**Raw records**.
□ □ □ □ □
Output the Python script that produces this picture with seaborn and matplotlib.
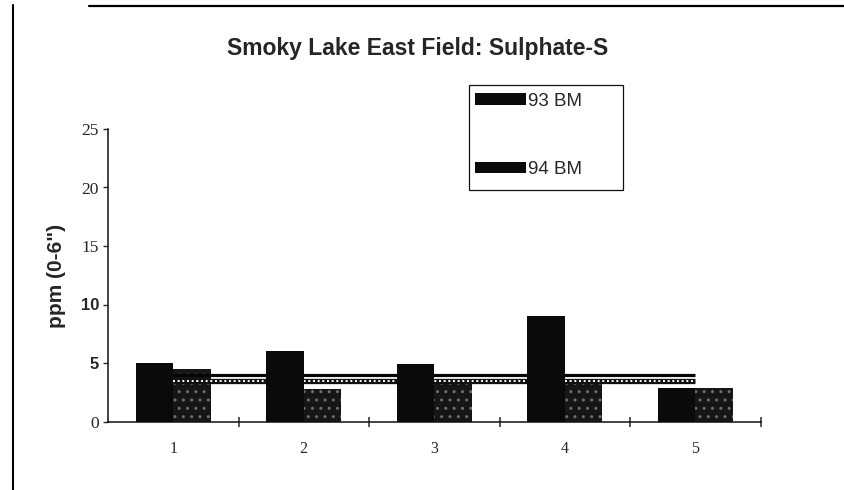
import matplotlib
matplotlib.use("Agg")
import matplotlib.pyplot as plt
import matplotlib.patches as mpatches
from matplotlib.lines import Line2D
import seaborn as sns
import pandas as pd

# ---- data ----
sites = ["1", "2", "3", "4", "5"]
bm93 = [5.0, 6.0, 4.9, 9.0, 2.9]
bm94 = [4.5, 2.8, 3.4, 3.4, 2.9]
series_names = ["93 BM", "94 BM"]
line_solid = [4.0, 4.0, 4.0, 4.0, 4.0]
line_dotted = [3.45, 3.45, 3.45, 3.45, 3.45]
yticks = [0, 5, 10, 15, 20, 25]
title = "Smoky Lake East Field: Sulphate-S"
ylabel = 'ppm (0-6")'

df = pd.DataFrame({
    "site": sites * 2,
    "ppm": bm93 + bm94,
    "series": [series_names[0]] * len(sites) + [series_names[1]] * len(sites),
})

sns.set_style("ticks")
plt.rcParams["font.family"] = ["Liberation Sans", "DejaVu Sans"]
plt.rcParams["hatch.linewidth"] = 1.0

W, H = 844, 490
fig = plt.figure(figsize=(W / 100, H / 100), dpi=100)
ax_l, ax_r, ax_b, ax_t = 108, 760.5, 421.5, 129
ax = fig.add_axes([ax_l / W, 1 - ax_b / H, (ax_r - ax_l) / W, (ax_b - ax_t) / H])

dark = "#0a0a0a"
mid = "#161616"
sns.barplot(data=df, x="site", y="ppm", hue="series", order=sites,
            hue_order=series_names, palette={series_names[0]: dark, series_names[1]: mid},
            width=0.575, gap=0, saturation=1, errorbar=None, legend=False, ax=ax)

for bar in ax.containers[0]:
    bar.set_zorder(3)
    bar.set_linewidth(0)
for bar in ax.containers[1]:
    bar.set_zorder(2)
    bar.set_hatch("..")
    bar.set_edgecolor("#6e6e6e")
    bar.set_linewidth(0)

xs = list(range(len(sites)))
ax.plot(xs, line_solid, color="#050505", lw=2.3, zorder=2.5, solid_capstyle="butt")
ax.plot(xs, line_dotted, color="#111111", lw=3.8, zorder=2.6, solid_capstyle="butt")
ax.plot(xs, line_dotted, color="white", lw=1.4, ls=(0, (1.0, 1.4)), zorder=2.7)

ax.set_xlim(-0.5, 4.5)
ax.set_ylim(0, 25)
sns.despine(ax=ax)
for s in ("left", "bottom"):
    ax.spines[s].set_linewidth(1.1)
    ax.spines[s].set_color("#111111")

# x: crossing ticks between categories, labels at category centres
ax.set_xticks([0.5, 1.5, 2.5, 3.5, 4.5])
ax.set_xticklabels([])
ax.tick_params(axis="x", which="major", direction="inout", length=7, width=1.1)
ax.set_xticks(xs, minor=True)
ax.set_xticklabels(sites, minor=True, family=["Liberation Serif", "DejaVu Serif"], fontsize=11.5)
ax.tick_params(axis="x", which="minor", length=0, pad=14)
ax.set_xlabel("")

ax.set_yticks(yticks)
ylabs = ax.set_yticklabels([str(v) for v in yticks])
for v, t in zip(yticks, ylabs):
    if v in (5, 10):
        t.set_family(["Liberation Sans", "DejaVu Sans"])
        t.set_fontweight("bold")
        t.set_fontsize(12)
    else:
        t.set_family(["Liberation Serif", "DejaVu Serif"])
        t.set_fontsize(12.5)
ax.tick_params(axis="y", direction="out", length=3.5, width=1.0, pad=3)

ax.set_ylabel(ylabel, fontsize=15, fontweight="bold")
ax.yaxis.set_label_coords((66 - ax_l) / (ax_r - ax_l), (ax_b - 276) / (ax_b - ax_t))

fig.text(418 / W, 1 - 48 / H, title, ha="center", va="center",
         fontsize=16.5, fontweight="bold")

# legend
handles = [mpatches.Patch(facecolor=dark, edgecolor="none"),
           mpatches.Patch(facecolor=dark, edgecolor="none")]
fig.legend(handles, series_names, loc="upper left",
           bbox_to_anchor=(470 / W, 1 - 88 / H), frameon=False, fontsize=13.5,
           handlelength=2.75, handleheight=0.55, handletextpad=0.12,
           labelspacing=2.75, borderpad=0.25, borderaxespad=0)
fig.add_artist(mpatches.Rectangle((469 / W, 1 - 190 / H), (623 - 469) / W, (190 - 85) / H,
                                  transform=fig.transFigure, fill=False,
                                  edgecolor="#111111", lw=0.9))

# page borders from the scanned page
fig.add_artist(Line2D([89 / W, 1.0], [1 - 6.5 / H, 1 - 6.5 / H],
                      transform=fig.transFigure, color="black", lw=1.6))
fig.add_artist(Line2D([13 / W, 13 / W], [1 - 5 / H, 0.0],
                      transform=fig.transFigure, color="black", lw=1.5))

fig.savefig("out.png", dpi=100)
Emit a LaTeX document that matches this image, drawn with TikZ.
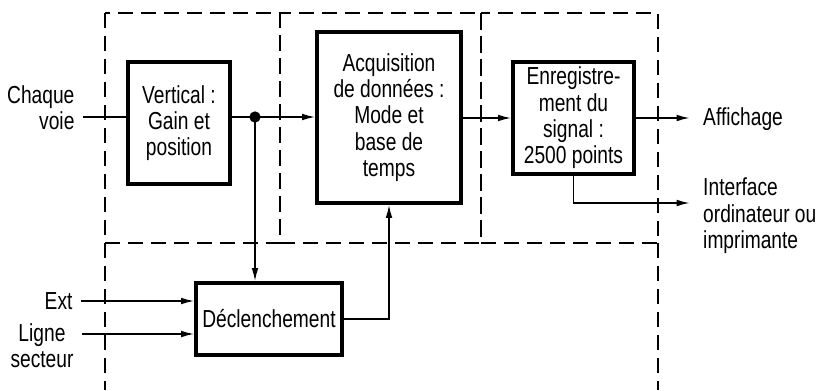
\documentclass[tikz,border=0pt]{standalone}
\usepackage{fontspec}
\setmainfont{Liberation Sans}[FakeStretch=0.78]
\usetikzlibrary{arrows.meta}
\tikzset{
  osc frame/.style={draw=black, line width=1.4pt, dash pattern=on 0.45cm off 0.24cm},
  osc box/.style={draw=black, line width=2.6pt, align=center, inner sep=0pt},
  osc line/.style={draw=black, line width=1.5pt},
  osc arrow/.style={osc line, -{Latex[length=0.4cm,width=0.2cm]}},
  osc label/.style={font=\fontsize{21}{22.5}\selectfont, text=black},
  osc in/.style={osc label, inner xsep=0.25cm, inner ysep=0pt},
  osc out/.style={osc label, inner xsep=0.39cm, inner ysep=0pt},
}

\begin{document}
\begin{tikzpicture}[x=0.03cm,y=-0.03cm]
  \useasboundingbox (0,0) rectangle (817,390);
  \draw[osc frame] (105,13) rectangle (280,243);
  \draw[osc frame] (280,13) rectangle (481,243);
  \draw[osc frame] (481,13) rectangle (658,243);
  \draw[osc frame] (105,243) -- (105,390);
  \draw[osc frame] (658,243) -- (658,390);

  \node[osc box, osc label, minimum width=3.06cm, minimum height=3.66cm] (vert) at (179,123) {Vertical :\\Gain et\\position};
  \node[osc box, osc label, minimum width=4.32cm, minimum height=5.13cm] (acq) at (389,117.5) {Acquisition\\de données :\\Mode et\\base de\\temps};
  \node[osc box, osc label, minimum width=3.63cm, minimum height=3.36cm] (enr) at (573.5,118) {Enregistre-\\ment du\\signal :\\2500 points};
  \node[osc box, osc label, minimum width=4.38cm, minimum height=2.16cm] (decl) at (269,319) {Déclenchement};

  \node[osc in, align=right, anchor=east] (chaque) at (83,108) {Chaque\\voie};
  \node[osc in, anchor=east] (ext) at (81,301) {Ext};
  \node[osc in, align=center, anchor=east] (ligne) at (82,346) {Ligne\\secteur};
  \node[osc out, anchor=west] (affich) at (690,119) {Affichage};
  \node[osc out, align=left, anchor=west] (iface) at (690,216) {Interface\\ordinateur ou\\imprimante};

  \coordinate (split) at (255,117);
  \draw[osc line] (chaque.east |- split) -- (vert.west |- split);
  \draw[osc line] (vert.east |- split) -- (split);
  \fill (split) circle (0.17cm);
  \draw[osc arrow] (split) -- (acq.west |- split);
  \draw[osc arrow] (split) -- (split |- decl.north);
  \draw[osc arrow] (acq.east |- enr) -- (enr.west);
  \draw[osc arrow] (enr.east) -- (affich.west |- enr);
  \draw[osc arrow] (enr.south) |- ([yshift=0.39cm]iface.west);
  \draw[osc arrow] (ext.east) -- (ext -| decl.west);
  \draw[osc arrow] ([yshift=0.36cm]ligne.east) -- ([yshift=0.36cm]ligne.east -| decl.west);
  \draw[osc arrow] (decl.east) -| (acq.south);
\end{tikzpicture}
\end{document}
□ □ □ □ □
**Exercise goal**.
Write out each line of the listing above, exactly, from its first line to the line holding "errorbar=None, legend=False, ax=ax)", inclusive. Skip the pictures.

**Output for this task**.
Output the Python script that produces this picture with seaborn and matplotlib.
import matplotlib
matplotlib.use("Agg")
import matplotlib.pyplot as plt
import matplotlib.patches as mpatches
from matplotlib.lines import Line2D
import seaborn as sns
import pandas as pd

# ---- data ----
sites = ["1", "2", "3", "4", "5"]
bm93 = [5.0, 6.0, 4.9, 9.0, 2.9]
bm94 = [4.5, 2.8, 3.4, 3.4, 2.9]
series_names = ["93 BM", "94 BM"]
line_solid = [4.0, 4.0, 4.0, 4.0, 4.0]
line_dotted = [3.45, 3.45, 3.45, 3.45, 3.45]
yticks = [0, 5, 10, 15, 20, 25]
title = "Smoky Lake East Field: Sulphate-S"
ylabel = 'ppm (0-6")'

df = pd.DataFrame({
    "site": sites * 2,
    "ppm": bm93 + bm94,
    "series": [series_names[0]] * len(sites) + [series_names[1]] * len(sites),
})

sns.set_style("ticks")
plt.rcParams["font.family"] = ["Liberation Sans", "DejaVu Sans"]
plt.rcParams["hatch.linewidth"] = 1.0

W, H = 844, 490
fig = plt.figure(figsize=(W / 100, H / 100), dpi=100)
ax_l, ax_r, ax_b, ax_t = 108, 760.5, 421.5, 129
ax = fig.add_axes([ax_l / W, 1 - ax_b / H, (ax_r - ax_l) / W, (ax_b - ax_t) / H])

dark = "#0a0a0a"
mid = "#161616"
sns.barplot(data=df, x="site", y="ppm", hue="series", order=sites,
            hue_order=series_names, palette={series_names[0]: dark, series_names[1]: mid},
            width=0.575, gap=0, saturation=1, errorbar=None, legend=False, ax=ax)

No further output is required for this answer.